When I worked for a data center/ISP, there would be occasional government calls. The protocol was to get the persons name, then call them back through the official list of contact numbers (FBI, NSA, CIA, etc).
Also a good strategy when your bank / insurance agency, etc. calls
There's an old scam that's been going round, where a person calls up a mark claiming to be from their bank.

They say that there are some security issues with their bank account and for security reasons, they should call the phone number on the back of their credit card.

The mark hangs the phone up, but the scammer stays on the line and plays a dial tone the line, when the mark picks the phone up, they hear a ring tone and then dial the number. The user thinks that they have got through to the bank, but really they are on the phone to the scammer.

From that point, they scammer has the mark's trust and can do all sorts of damage.

It's an interesting story but the phone system doesn't actually work that way.
I haven't used a landline in years now, but when I was a kid it worked that way: one end hanging up wouldn't disconnect the circuit, and if the other end took the phone off-hook shortly afterwards it'd still be connected.

This would sometimes wind up being the deciding factor in the eternal battle of "which sibling gets to use the phone"

In my memory it never relied on both parties hanging up here in New Zealand, but on a trip to the UK as as child I noticed that the phone line disconnecting relied on both parties hanging up. I'm 31.
On landlines the call isn't finished until the caller hangs up. This allows features such as "call waiting" to work: the receiver flashes the hook in a certain way to switch to the other call. If flashing the hook would disconnect the call, "call waiting" wouldn't work.
It did at one time, and could still in some places. I can recall growing up in rural North Carolina in the late 70's and early 80's, when one party staying on the line, after the other hand hung up, would keep the connection open.
In the UK it does. On a standard BT residential line the caller can hold the call open even after the callee has put down the handset. When the callee lifts the handset again they won't be able to begin a new call until the caller terminates the call.
It does, at least in the UK
Are you sure about that? I live in Scotland and I think I'd have noticed not being able to hang up a call because the other side didn't.
Yep. The broad principle is never to give out account numbers, your social/government ID number, or any other such thing on a call you didn't initiate.
The NSA/CIA never (rarely?) call. Everything is (almost?) always routed through the FBI. If someone contacts you claiming to be from the CIA or NSA, and you are not employed by the DoD, they are very likely to be frauds.

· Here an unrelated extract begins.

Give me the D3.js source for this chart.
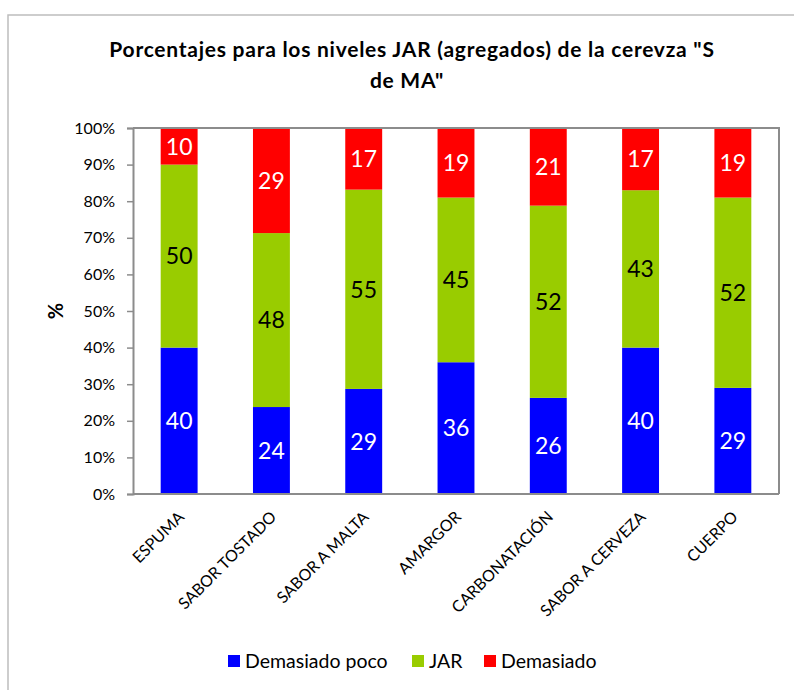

From there, you can get the supposed agent's field office, look it up on fbi.gov and call them back.

http://www.fbi.gov/contact-us/field

Be advised that each field office has satellite offices within their jurisdictions. Satellite office addresses and phone numbers are published on fbi.gov also.

I wonder how many would actually comply to such a call (before this whole PRISM thing came up) and how it would move on. I mean - why are they calling? Do they expect them to spell out their root passwords?